November is my birthday month (I was a Thanksgiving baby), so I love to treat myself to special fall desserts especially during November. As a working mom, running both my business and my household, I generally don’t have time to devote to complicated treats. This is where quick breads step in…
Really cakes at heart, quick breads are aptly named for their quick preparation and ease of baking. The batter comes together quickly and generally bakes in a loaf pan; sometimes the finished cakes are glazed, sometimes not. They are homey and comforting, great with coffee for breakfast , with tea as an afternoon snack or anytime with a glass of cold milk. And as with cake, quick breads can be made in any flavor imaginable.

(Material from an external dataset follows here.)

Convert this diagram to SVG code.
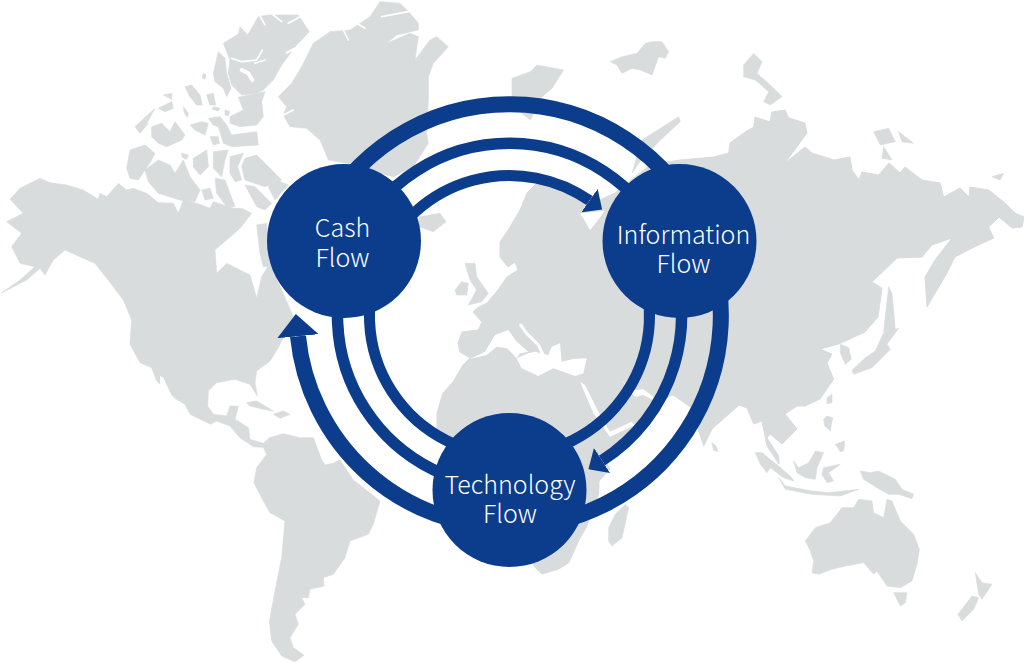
<svg xmlns="http://www.w3.org/2000/svg" width="1024" height="663" viewBox="0 0 1024 663">
<style>
.land{fill:#d9dcdd;stroke:#d9dcdd;stroke-width:1;stroke-linejoin:round}
.z3 .land{stroke-width:2}
.sea{fill:#fff}
.chan{fill:none;stroke:#fff;stroke-width:5;stroke-linejoin:round;stroke-linecap:round}
.arc{fill:none;stroke:#0b3d8c}
.a1{stroke-width:16}
.a2{stroke-width:11.5}
.a3{stroke-width:11}
.node{fill:#0b3d8c}
.lbl{fill:#fff;font-family:"Noto Sans CJK JP","Noto Sans",sans-serif;font-weight:300;font-size:25px;text-anchor:middle}
</style>
<defs>
<marker id="head" markerUnits="strokeWidth" markerWidth="1.4" markerHeight="2.6" viewBox="0 0 1.4 2.6" refX="0" refY="1.3" orient="auto"><path d="M0,0L1.4,1.3L0,2.6Z" fill="#0b3d8c"/></marker>
</defs>
<rect width="1024" height="663" fill="#fff"/>
<g id="map">
<g class="z3" transform="scale(.33333)">
<polygon class="land" points="30,598 60,565 120,535 150,548 200,555 250,570 295,598 300,580 320,590 355,550 380,570 400,565 440,580 475,608 520,610 535,640 550,600 590,610 630,625 640,605 700,625 725,625 755,640 720,685 645,750 650,820 680,790 750,825 770,895 785,830 810,790 880,950 835,1043 810,1083 770,1113 765,1148 772,1188 750,1153 705,1138 650,1148 625,1173 623,1218 640,1243 680,1248 690,1218 715,1218 705,1258 745,1283 750,1318 790,1330 808,1313 850,1301 900,1313 940,1313 965,1380 975,1395 1000,1390 1020,1380 1060,1440 1140,1503 1120,1573 1105,1603 1050,1623 1035,1673 1000,1723 970,1733 972,1758 930,1768 925,1793 905,1793 915,1813 885,1843 895,1873 870,1913 880,1943 912,1966 885,1985 845,1968 815,1923 808,1865 825,1773 845,1673 855,1563 810,1538 790,1503 762,1448 770,1403 800,1363 790,1342 760,1340 720,1313 690,1278 650,1263 632,1273 570,1243 555,1213 525,1195 470,1143 455,1103 420,1088 390,1033 395,960 370,900 340,860 285,790 240,770 195,750 160,780 135,825 120,805 80,840 3,880 60,840 105,800 60,790 35,740 65,700 20,665 70,640"/>
<polygon class="sea" points="480,1128 490,1133 525,1208 510,1198 480,1153"/>
<polygon class="land" points="770,675 800,670 810,800 790,800 780,760"/>
<polygon class="land" points="740,1208 770,1203 820,1233 790,1228 750,1218"/>
<polygon class="land" points="820,1243 850,1233 870,1243 840,1255"/>
<polygon class="land" points="835,290 875,250 905,200 940,130 990,95 1050,90 1110,50 1140,5 1200,10 1230,40 1255,70 1255,90 1190,105 1160,130 1230,100 1255,110 1245,180 1290,120 1310,110 1345,140 1300,190 1285,230 1285,300 1280,400 1285,430 1240,500 1180,530 1100,510 1040,490 985,480 960,420 920,385 870,380 850,345 860,320"/>
<polyline class="chan" points="1145,50 1225,35"/>
<polyline class="chan" points="1030,90 1045,120"/>
<polyline class="chan" points="1070,70 1095,85"/>
<polyline class="chan" points="850,345 880,330"/>
<polygon class="land" points="1258,650 1320,640 1338,665 1300,695 1258,680"/>
<polygon class="land" points="1365,870 1385,845 1405,850 1400,885 1370,885"/>
<polygon class="land" points="1395,790 1425,790 1430,830 1465,880 1445,905 1405,915 1430,870 1410,840"/>
<polygon class="land" points="1536,235 1591,215 1611,195 1691,210 1656,265 1626,290 1591,360 1566,340 1536,290"/>
<polygon class="land" points="1831,185 1866,170 1911,160 1936,130 1956,125 1986,125 2006,155 1996,175 1976,170 1956,225 1921,210 1896,205 1866,220 1851,195"/>
<polygon class="land" points="2231,195 2261,160 2286,185 2271,220 2311,255 2346,290 2311,315 2291,305 2306,275 2266,240 2231,230"/>
<polygon class="land" points="1926,420 2036,350 2041,365 1976,425 1916,490 1896,520"/>
<polygon class="land" points="2621,395 2666,385 2686,425 2641,435"/>
<polygon class="land" points="2696,395 2741,430 2706,425"/>
<polygon class="land" points="2651,440 2676,480 2646,475"/>
<polygon class="land" points="2976,530 3011,520 3000,540"/>
<polygon class="land" points="2651,996 2666,860 2676,880 2686,990"/>
<g transform="translate(1536,993)">
<polygon class="land" points="340,520 350,530 330,620 300,645 290,630 290,590 310,550"/>
<polygon class="land" points="600,335 612,345 618,362 605,358"/>
<polygon class="land" points="730,365 750,365 780,390 800,405 840,440 845,450 815,440 775,410 765,425 745,400"/>
<polygon class="land" points="800,440 820,465 900,480 950,485 1040,475 985,495 900,490 820,475"/>
<polygon class="land" points="845,390 860,410 890,395 910,360 935,365 915,410 910,445 880,440 855,425"/>
<polygon class="land" points="935,410 985,400 950,425 965,450 945,455 930,430"/>
<polygon class="land" points="945,200 960,190 960,215 945,218"/>
<polygon class="land" points="945,255 962,260 955,300 938,285 935,265"/>
<polygon class="land" points="970,340 998,330 995,360 985,362"/>
<polygon class="land" points="1045,420 1075,425 1100,420 1150,445 1170,475 1205,490 1200,503 1160,490 1130,490 1095,470 1055,445"/>
<polygon class="land" points="880,630 910,590 955,575 990,530 1025,530 1040,505 1080,510 1085,545 1115,560 1125,505 1140,510 1165,570 1205,610 1222,655 1215,700 1200,750 1165,770 1125,765 1095,720 1085,730 1055,695 1000,705 960,715 920,730 900,725 905,690 895,660"/>
<polygon class="land" points="1145,785 1185,785 1180,815 1165,825"/>
<polygon class="land" points="1390,725 1410,755 1440,760 1410,805 1400,790"/>
<polygon class="land" points="1380,795 1400,800 1385,835 1350,870 1338,850"/>
<polygon class="land" points="1025,130 1020,118 1060,80 1090,60 1115,5 1160,-8 1125,40 1135,55 1080,110"/>
<polygon class="land" points="985,40 1010,50 1018,85 1000,100 985,65"/>
</g>
</g>
<g class="z3" transform="translate(125,10) scale(.33333)">
<polygon class="land" points="295,100 340,72 345,50 368,75 400,20 430,15 520,15 553,65 515,105 500,125 470,165 445,210 415,240 395,250 350,255 320,225 310,190 315,150"/>
<polyline class="chan" points="320,145 350,155 395,150 412,120"/>
<polyline class="chan" points="390,160 420,150"/>
<polyline class="chan" style="stroke-width:12" points="350,180 370,190 382,210"/>
<polyline class="chan" points="405,18 420,45"/>
<polyline class="chan" points="445,15 470,35"/>
<polyline class="chan" points="490,40 525,20"/>
<polyline class="chan" style="stroke-width:7" points="485,128 530,105 556,90"/>
<polygon class="land" points="280,125 300,145 305,190 318,235 305,260 295,235 270,215 265,190"/>
<polygon class="land" points="180,230 200,225 225,255 232,285 215,285 195,260"/>
<polygon class="land" points="245,255 265,250 272,285 255,285"/>
<polygon class="land" points="235,190 243,195 240,208 232,205"/>
<polygon class="land" points="265,290 285,295 280,303 262,298"/>
<polygon class="land" points="300,300 315,305 310,318 300,315"/>
<polygon class="land" points="340,262 420,245 410,275 415,320 395,345 345,350 315,340 315,320 355,300"/>
<polygon class="land" points="5,475 15,420 60,405 90,430 80,450 40,510 15,505"/>
<polygon class="land" points="30,350 90,295 60,350 70,340 45,370"/>
<polygon class="land" points="100,295 140,275 145,295 120,305"/>
<polygon class="land" points="115,255 140,250 140,268"/>
<polygon class="land" points="80,350 110,340 135,365 150,335 180,375 170,390 125,410 100,400 80,380"/>
<polygon class="land" points="175,290 190,310 187,322 178,310"/>
<polygon class="land" points="195,345 230,335 250,340 240,375 210,360"/>
<polygon class="land" points="250,325 285,320 305,345 320,375 395,365 400,405 320,410 295,400 280,350 265,345"/>
<polygon class="land" points="255,380 280,380 283,400 265,405"/>
<polygon class="land" points="60,480 100,450 135,465 150,490 175,450 195,500 225,540 210,575 165,570 100,550 70,515"/>
<polygon class="land" points="265,425 310,420 300,450 290,500 265,475"/>
<polygon class="land" points="205,445 245,420 250,470 225,495 205,470"/>
<polygon class="land" points="315,440 355,430 338,470 350,510 330,515 315,490"/>
<polygon class="land" points="360,445 395,435 450,490 470,510 420,530 360,510 350,470"/>
<polygon class="land" points="170,430 190,435 185,448 172,442"/>
<polygon class="land" points="270,505 300,510 330,590 305,590 275,550"/>
<polygon class="land" points="360,525 390,530 420,560 440,580 420,600 395,590"/>
<polygon class="land" points="440,505 490,525 450,570 430,530"/>
<polygon class="land" points="230,540 255,535 265,565 240,570"/>
</g>
<polygon class="land" points="527,193 537,183 555,181 575,187 590,197 600,200 615,193 650,165 680,160 713.7,157 728.7,153 730,143 745,132 753.7,127 755,117 770,122 772,112 785,110 788.7,118 805,123 807,133 785,163 805,147 812,153 834,160 850,157 852,170 859,180 862,172 878.7,175 889,163 900,173 905,167 922,180 940,183 943.7,197 960,188 969,197 970,187 988.7,190 1005,203 1015,213 1024,217 1022,227 1012,228 999,217 988.7,227 993.7,238 972,248 955,257 947,273 927,307 925,277 935,260 952,238 932,245 922,257 897,258 872,282 882,288 878,317 865,332 838.7,344 820,349 832,354 827,363 833.7,379 820,399 805,406 797,406 785,414 797,429 782,444 770,434 767,438 778.7,456 779,464 767,446 762,421 753.7,424 747,408 739,405 712,429 703.7,446 698.7,431 692,408 673,395 658,401 631,437 605,460 610,469 599,481 598.7,494 586,528 580,538 568.7,562.7 558.7,569 542,574 535.3,567.7 520,540 480,480 437,431 437,413 443,393 453,382 463,365 470,358 460,352 458,343 462,332 478,330 482,322 473,312 477,308 487,303 498,290 500,287 507,277 518,270 515,262 508,267 500,257 500,242 510,227 520,210"/>
<g transform="translate(420,290) scale(.33333)">
<polygon class="sea" points="150,207 195,185 225,135 265,120 290,155 325,185 300,190 290,205 262,175 230,170 200,195"/>
<polygon class="sea" points="290,205 305,235 355,258 400,235 465,258 490,250 500,205 460,207 425,215 420,160 395,170 385,195 345,185 325,190"/>
<polyline class="chan" style="stroke-width:9" points="302,105 320,130 355,165 372,200"/>
</g>
<g transform="translate(560,300) scale(.33333)">
<polygon class="sea" points="60,245 75,255 120,345 150,395 215,365 225,375 150,410 135,390 100,340"/>
<polygon class="sea" points="185,240 205,262 225,270 250,268 285,295 320,295 320,305 280,300 250,285 225,290 205,270"/>
</g>
<g transform="translate(420,170) scale(.33333)">
<polygon class="sea" points="480,130 555,122 530,155 510,180 490,145"/>
</g>
</g>
<g id="connectors">
<path class="arc a1" d="M316.6,228.8A211.5,211.5 0 0 1 703,230.5"/>
<path class="arc a2" d="M352.6,245A172,172 0 0 1 667,246"/>
<path class="arc a3" d="M381.8,258A140,140 0 0 1 589.5,200.6" marker-end="url(#head)"/>
<path class="arc a1" d="M703,230.5A211.5,211.5 0 0 1 509.5,527"/>
<path class="arc a2" d="M667,246A172,172 0 0 1 602,460.5" marker-end="url(#head)"/>
<path class="arc a3" d="M637.7,259.2A140,140 0 0 1 509.5,455.5"/>
<path class="arc a1" d="M509.5,527A211.5,211.5 0 0 1 298,336.2" marker-end="url(#head)"/>
<path class="arc a2" d="M509.5,487.5A172,172 0 0 1 352.6,245"/>
<path class="arc a3" d="M509.5,455.5A140,140 0 0 1 381.8,258"/>
</g>
<g id="node-cash">
<circle class="node" cx="344" cy="241" r="77"/>
<text class="lbl"><tspan x="342.5" y="237">Cash</tspan><tspan x="342.5" y="266.5">Flow</tspan></text>
</g>
<g id="node-information">
<circle class="node" cx="679.5" cy="241" r="77"/>
<text class="lbl"><tspan x="683.5" y="244">Information</tspan><tspan x="683.5" y="273">Flow</tspan></text>
</g>
<g id="node-technology">
<circle class="node" cx="509.5" cy="490" r="77"/>
<text class="lbl"><tspan x="510" y="493.5">Technology</tspan><tspan x="510" y="523">Flow</tspan></text>
</g>
</svg>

For me, any dessert worth its weight and calories must contain chocolate, either as the star or as the runner-up. At this time of year, however, the pumpkin reigns (I have to admit that it is one of the only flavors that on its own can pull me away from chocolate - and that is saying a lot!). But even better are pumpkin and chocolate together – earthy, spicy and rich, complementing each other beautifully. In this quick bread, pumpkin and chocolate pair so deliciously with the ease of everyone’s favorite chocolate spread, Nutella, and the added nuttiness and crunch from toasted hazelnuts.
Even if your birthday’s not in November, you should still treat yourself to this delicious fall dessert!